On Mon, 10 Sep 2001 [EMAIL PROTECTED] wrote:
> On 8 Sep 2001, at 22:41, Paul D. Robertson wrote:
>
> > Some switches will still broadcast packets when their buffers
> > start to get saturated, or if they get too many entries in their
> > ARP tables- if you really need seperation, then things should be
> > physically seperated and routed (per-port costs go up for users in
> > that scenerio, but on the good side you get big routers to play
> > with.)
>
> Some? That's the *correct* behaviour for a switch when it receives
> a packet whose destination MAC address is not in its tables, whether
> because it just hasn't yet seen traffic from the destination box yet,
> or whether its tables have filled and can't hold any more addresses.

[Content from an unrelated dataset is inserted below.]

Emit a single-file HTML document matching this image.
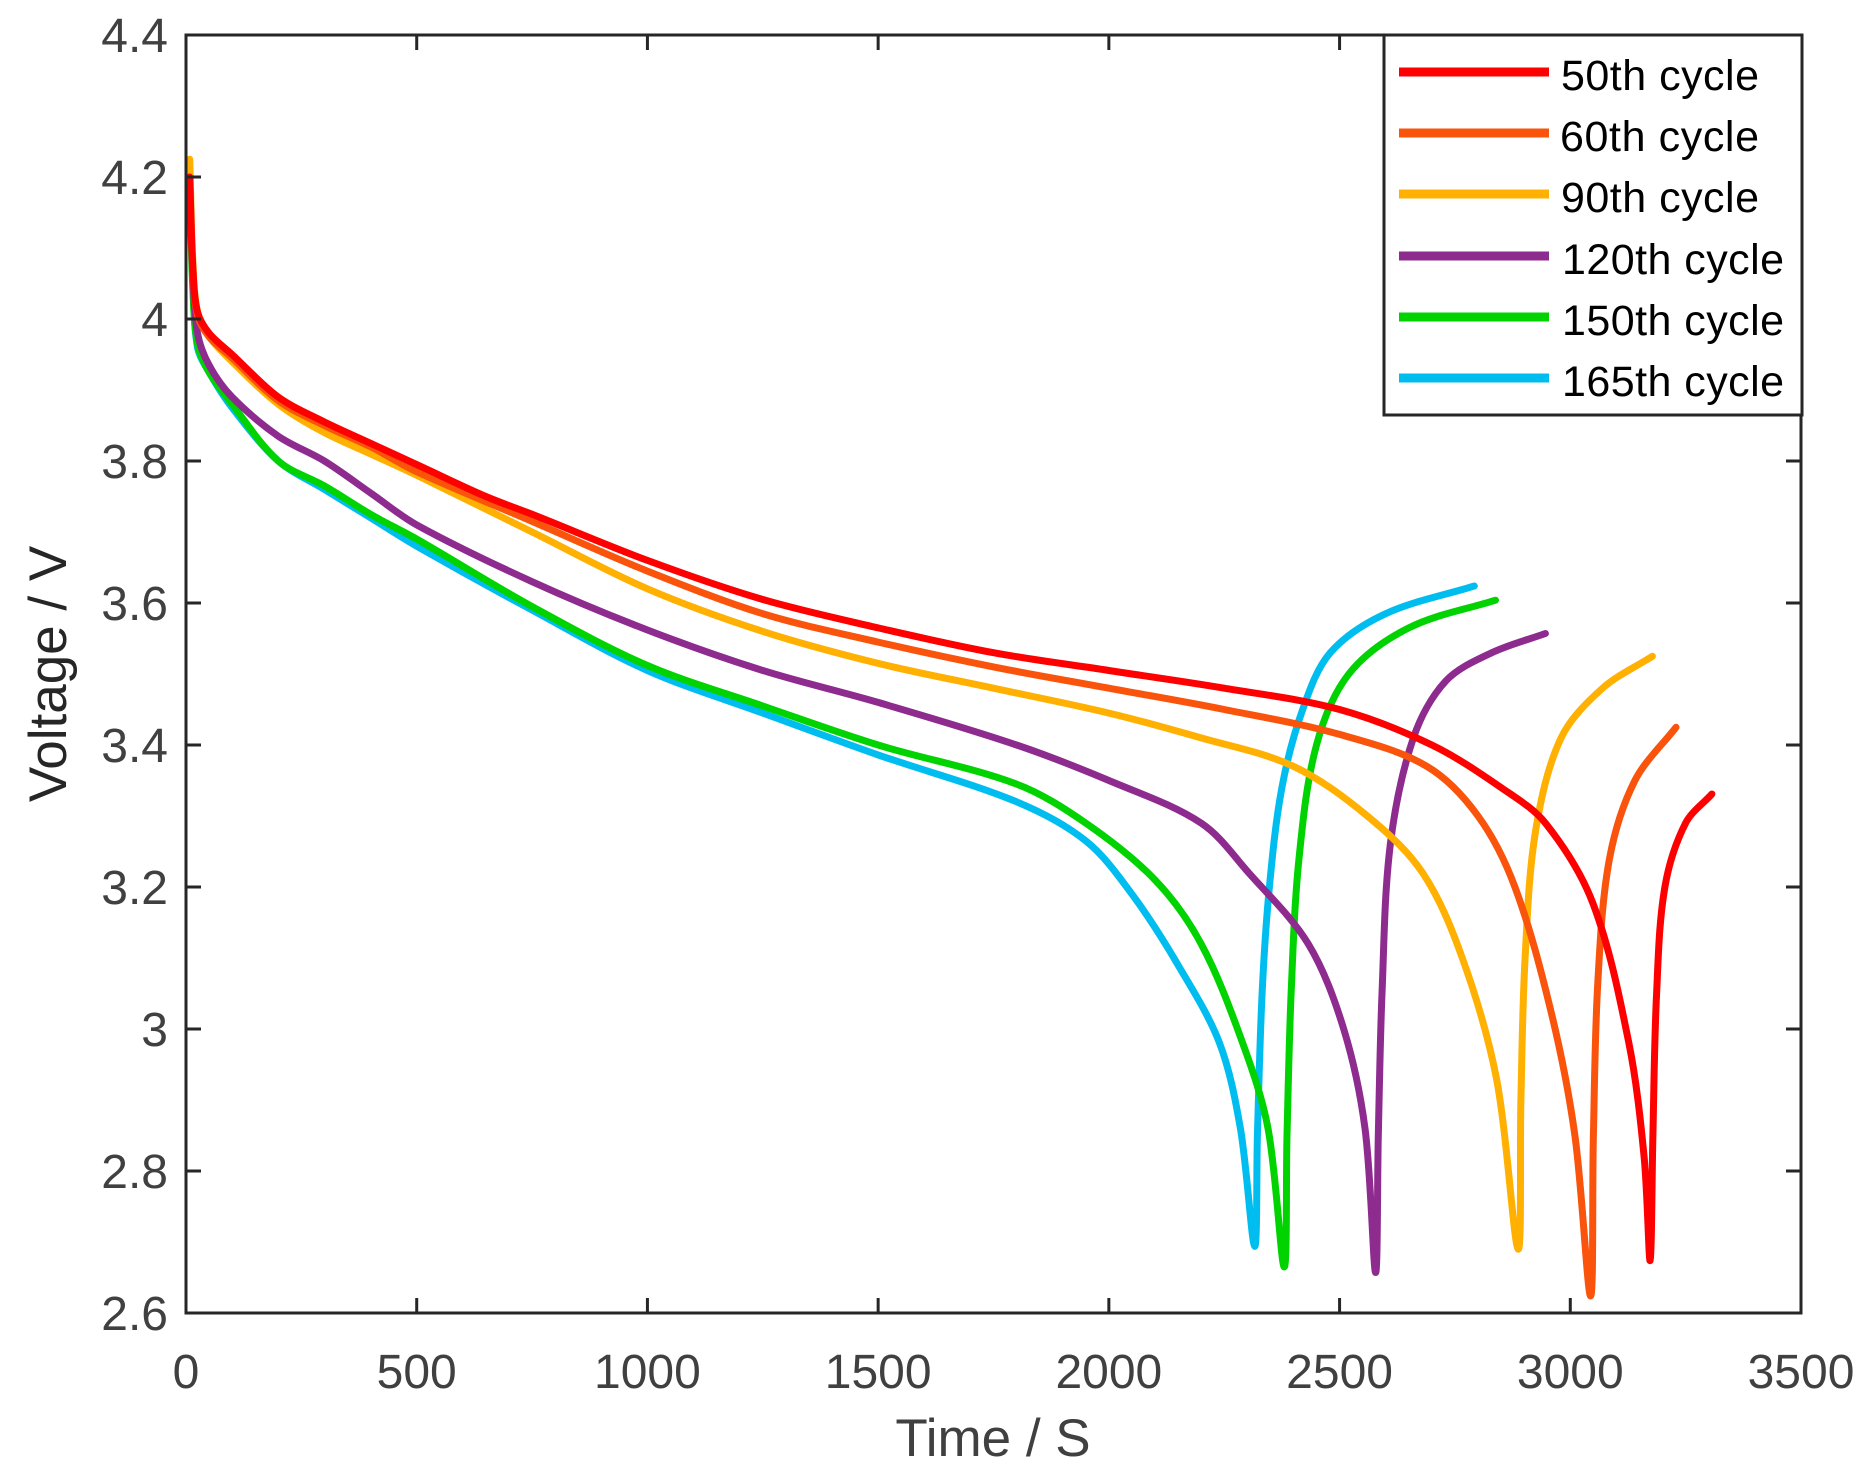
<!DOCTYPE html>
<html><head><meta charset="utf-8"><style>
html,body{margin:0;padding:0;background:#fff;}
svg{display:block;}
</style></head><body>
<svg id="s" width="1864" height="1469" xmlns="http://www.w3.org/2000/svg" font-family="'Liberation Sans', Arial, sans-serif">
<rect width="1864" height="1469" fill="#fff"/>
<g id="curves" fill="none" stroke-width="7" stroke-linejoin="round" stroke-linecap="round"></g>
<g id="axes" stroke="#262626" stroke-width="3" fill="none"></g>
<g id="labels" fill="#404040" font-size="48"></g>
<text x="993" y="1456" font-size="53" fill="#404040" text-anchor="middle">Time / S</text>
<text transform="translate(66,674) rotate(-90)" font-size="53" fill="#262626" text-anchor="middle">Voltage / V</text>
<g>
<rect x="1384" y="35" width="418" height="380" fill="#fff" stroke="#262626" stroke-width="3"/>
<g stroke-width="9">
<line x1="1399" y1="72" x2="1549" y2="72" stroke="#ff0000"/>
<line x1="1399" y1="133" x2="1549" y2="133" stroke="#f9530c"/>
<line x1="1399" y1="194" x2="1549" y2="194" stroke="#ffb000"/>
<line x1="1399" y1="256" x2="1549" y2="256" stroke="#8e2b8e"/>
<line x1="1399" y1="317" x2="1549" y2="317" stroke="#00d300"/>
<line x1="1399" y1="378" x2="1549" y2="378" stroke="#00bdf0"/>
</g>
<g font-size="43" fill="#000">
<text x="1561" y="90" textLength="198">50th cycle</text>
<text x="1560" y="151" textLength="199">60th cycle</text>
<text x="1561" y="212" textLength="198">90th cycle</text>
<text x="1562" y="274" textLength="222">120th cycle</text>
<text x="1562" y="335" textLength="222">150th cycle</text>
<text x="1562" y="396" textLength="222">165th cycle</text>
</g>
</g>
</svg>
<script>
var L=186,R=1801,T=35,B=1313;
function X(t){return L+(t/3500)*(R-L);}
function Y(v){return T+(4.4-v)/1.8*(B-T);}
var ax=document.getElementById('axes'),lb=document.getElementById('labels');
function el(p,tag,a,txt){var e=document.createElementNS('http://www.w3.org/2000/svg',tag);for(var k in a)e.setAttribute(k,a[k]);if(txt!==undefined)e.textContent=txt;p.appendChild(e);return e;}
el(ax,'rect',{x:L,y:T,width:R-L,height:B-T});
for(var t=0;t<=3500;t+=500){var x=X(t);
 if(t>0&&t<3500){el(ax,'line',{x1:x,y1:B,x2:x,y2:B-15});el(ax,'line',{x1:x,y1:T,x2:x,y2:T+15});}
 el(lb,'text',{x:x,y:1388,'text-anchor':'middle'},String(t));}
var vt=['2.6','2.8','3','3.2','3.4','3.6','3.8','4','4.2','4.4'];
for(var i=0;i<vt.length;i++){var v=2.6+0.2*i,y=Y(v);
 if(i>0&&i<9){el(ax,'line',{x1:L,y1:y,x2:L+15,y2:y});el(ax,'line',{x1:R,y1:y,x2:R-15,y2:y});}
 el(lb,'text',{x:168,y:y+17,'text-anchor':'end'},vt[i]);}
function dist(a,b){return Math.sqrt((a[0]-b[0])*(a[0]-b[0])+(a[1]-b[1])*(a[1]-b[1]));}
function path(pts){
 var P=pts.map(function(p){return [X(p[0]),Y(p[1])];});
 var n=P.length,M=[];
 for(var i=0;i<n;i++){
  var a=P[Math.max(0,i-1)],b=P[Math.min(n-1,i+1)];
  var d=dist(a,P[i])+dist(P[i],b)||1;
  M.push([(b[0]-a[0])/d,(b[1]-a[1])/d]);
 }
 var d='M'+P[0][0].toFixed(1)+' '+P[0][1].toFixed(1);
 for(var i=0;i<n-1;i++){
  var s=dist(P[i],P[i+1])/3;
  var c1=[P[i][0]+M[i][0]*s,P[i][1]+M[i][1]*s];
  var c2=[P[i+1][0]-M[i+1][0]*s,P[i+1][1]-M[i+1][1]*s];
  d+=' C'+c1[0].toFixed(1)+' '+c1[1].toFixed(1)+' '+c2[0].toFixed(1)+' '+c2[1].toFixed(1)+' '+P[i+1][0].toFixed(1)+' '+P[i+1][1].toFixed(1);
 }
 return d;}
var S={
'#00bdf0':[[8,4.2],[15,4.05],[25,3.96],[50,3.925],[100,3.875],[200,3.80],[300,3.76],[400,3.72],[500,3.68],[750,3.59],[1000,3.505],[1250,3.445],[1500,3.386],[1800,3.32],[1950,3.265],[2050,3.19],[2150,3.09],[2240,2.98],[2285,2.86],[2316,2.694],[2322,2.85],[2332,3.05],[2348,3.20],[2375,3.34],[2420,3.45],[2480,3.53],[2600,3.585],[2792,3.624]],
'#00d300':[[8,4.19],[15,4.04],[25,3.965],[50,3.925],[100,3.88],[200,3.80],[300,3.765],[400,3.725],[500,3.69],[750,3.595],[1000,3.512],[1250,3.455],[1500,3.40],[1800,3.345],[1950,3.29],[2100,3.21],[2200,3.12],[2290,2.98],[2345,2.86],[2380,2.665],[2386,2.85],[2395,3.05],[2412,3.24],[2450,3.40],[2520,3.50],[2650,3.565],[2838,3.604]],
'#8e2b8e':[[8,4.2],[15,4.06],[25,3.98],[50,3.935],[100,3.89],[200,3.835],[300,3.80],[400,3.755],[500,3.71],[750,3.63],[1000,3.562],[1250,3.505],[1500,3.46],[1800,3.40],[2000,3.35],[2200,3.29],[2303,3.22],[2432,3.12],[2509,3.00],[2555,2.86],[2578,2.657],[2584,2.85],[2592,3.05],[2610,3.26],[2660,3.41],[2730,3.49],[2830,3.53],[2946,3.557]],
'#ffb000':[[8,4.225],[15,4.08],[25,4.01],[50,3.975],[100,3.94],[200,3.88],[300,3.84],[400,3.81],[500,3.78],[750,3.70],[1000,3.62],[1250,3.56],[1500,3.515],[1750,3.48],[2000,3.445],[2200,3.41],[2400,3.37],[2560,3.30],[2680,3.22],[2766,3.10],[2840,2.93],[2887,2.69],[2893,2.90],[2902,3.10],[2925,3.28],[2980,3.41],[3070,3.48],[3178,3.525]],
'#f9530c':[[8,4.2],[15,4.07],[25,4.005],[50,3.975],[100,3.945],[200,3.885],[300,3.85],[400,3.82],[500,3.785],[750,3.715],[1000,3.645],[1250,3.585],[1500,3.545],[1750,3.51],[2000,3.48],[2250,3.45],[2500,3.415],[2689,3.37],[2800,3.30],[2880,3.20],[2960,3.02],[3010,2.85],[3044,2.624],[3050,2.85],[3060,3.07],[3085,3.24],[3140,3.35],[3229,3.425]],
'#ff0000':[[8,4.2],[15,4.07],[25,4.01],[50,3.98],[100,3.95],[200,3.89],[300,3.855],[400,3.825],[500,3.795],[650,3.75],[750,3.725],[1000,3.66],[1250,3.605],[1500,3.565],[1750,3.53],[2000,3.505],[2250,3.48],[2500,3.45],[2700,3.40],[2850,3.34],[2946,3.29],[3049,3.177],[3127,2.98],[3160,2.82],[3173,2.674],[3179,2.85],[3187,3.05],[3205,3.20],[3250,3.29],[3307,3.331]]
};
var g=document.getElementById('curves');
for(var c in S){el(g,'path',{d:path(S[c]),stroke:c});}
</script>
</body></html>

I differentiated for a particular reason- if you have MAC latching on for
all ports, then you shouldn't be able to get more than $num_ports MAC
addresses if it's a stand-alone switch - which can be modled, tested and
validated for a particular implementation (though I still agree that it's
a poor thing to depend on for seperation.) That's not the same as a
failure case where full buffers start broadcast behaviour- and it's
important (IMO) to seperate the failure of the modes (full ARP
tables ~= unknown MAC from the logic perspective v.s. heavy traffic.)
> In either case, the switch doesn't know which is the correct
> destination port, and the safe fallback is to forward the packet to
> all ports on the VLAN/broadcast domain. Any switch that doesn't do
> that is broken, and anyone who considers this a security issue should
> stop relying on switches as a security mechanism....
It's most certainly a security issue if you're relying on latching a port
to a MAC address and expecting that to save you from the broadcast of what
should be unicast packets because the switch theoretically knows who everyone
connected to it is- though now that switches are getting higher-bandwidth
handling capabilities, I suspect that testing for all failure modes is
going to be pretty darned difficult.
Your Paranoia May Vary
Paul
-----------------------------------------------------------------------------
Paul D. Robertson "My statements in this message are personal opinions
[EMAIL PROTECTED] which may have no basis whatsoever in fact."